The beginning of the 1990s saw Brill accorded the Archaeological Institute of America’s Pomerance Award for scientific contributions to archaeology; however the decade mostly reflects Brill’s continuing dedication to Asian glasses and the study of the Silk Road (Archaeological Institute of America 2009). In Scientific Research in Early Chinese Glass, Brill reflected that in comparison to the knowledge of glassmaking in the West, ‘little is known about Chinese glass and about the role it played in the overall unfolding of glass history on a worldwide basis’ (1991, vii). One reason for this is that glass was never produced in the East in such great quantities as it was in the West but also that archaeological Chinese glasses are often prone to problems (Brill 1991). The difficulties of analysing Chinese glasses were reflected later in the publication where, following the chemical investigation of 71 samples, Brill found that identifying the ‘basic formulation’, or ‘any of the primary batch materials’ of the glasses was still almost impossible (Brill et al. 1991). Brill had greater success in differentiating between Chinese glass samples when using lead isotope analysis, a method that has proven effective in the first instance of identifying Chinese glass as the leads used here are different to those anywhere else in the world (Brill, Barnes et al. 1991). Brill found his Chinese samples to fall into two distinct groups, possessing on one hand the highest, and on the other the lowest, lead isotope ratios he had ever encountered (Brill, Barnes et al. 1991). As such, he was able to show that despite the striking similarity in the glasses’ chemical composition and appearance, the ores from which their leads were sourced must have been from very geologically-different mines (Brill, Barnes et al. 1991).

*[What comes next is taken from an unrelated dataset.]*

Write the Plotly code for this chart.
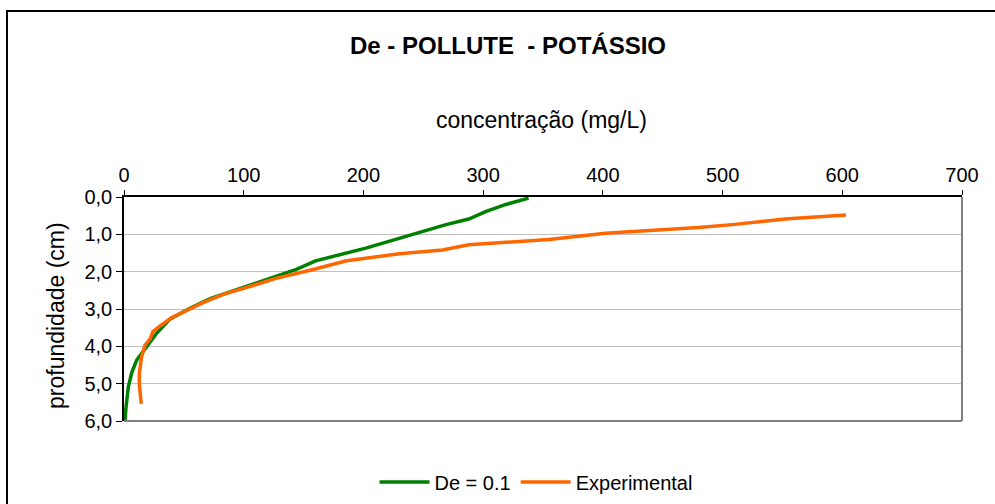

Brill conducted further investigations of ancient Asian glasses for the Nara Symposium on the Silk Road’s maritime route in 1991, ‘to demonstrate that chemical analyses can be useful for learning how glass was traded along the Desert, Steppe, and Maritime Routes of the Silk Road’ (1993a, 71), as well as providing a more technical discussion on glass and glassmaking in China for the Glass Art Society’s Toledo Conference in 1993 (Brill 1993b). Further lead isotope analysis, this time on Chinese and central Asian pigments, was conducted with a larger team for the Getty’s Conservation of Ancient Sites on the Silk Road, which saw Brill et al. launching studies that held incredible potential for understanding ‘chronological or stylistic differences among Buddhist cave paintings’, or ‘distinguish between original and repainted parts of individual works’ (1993, 371).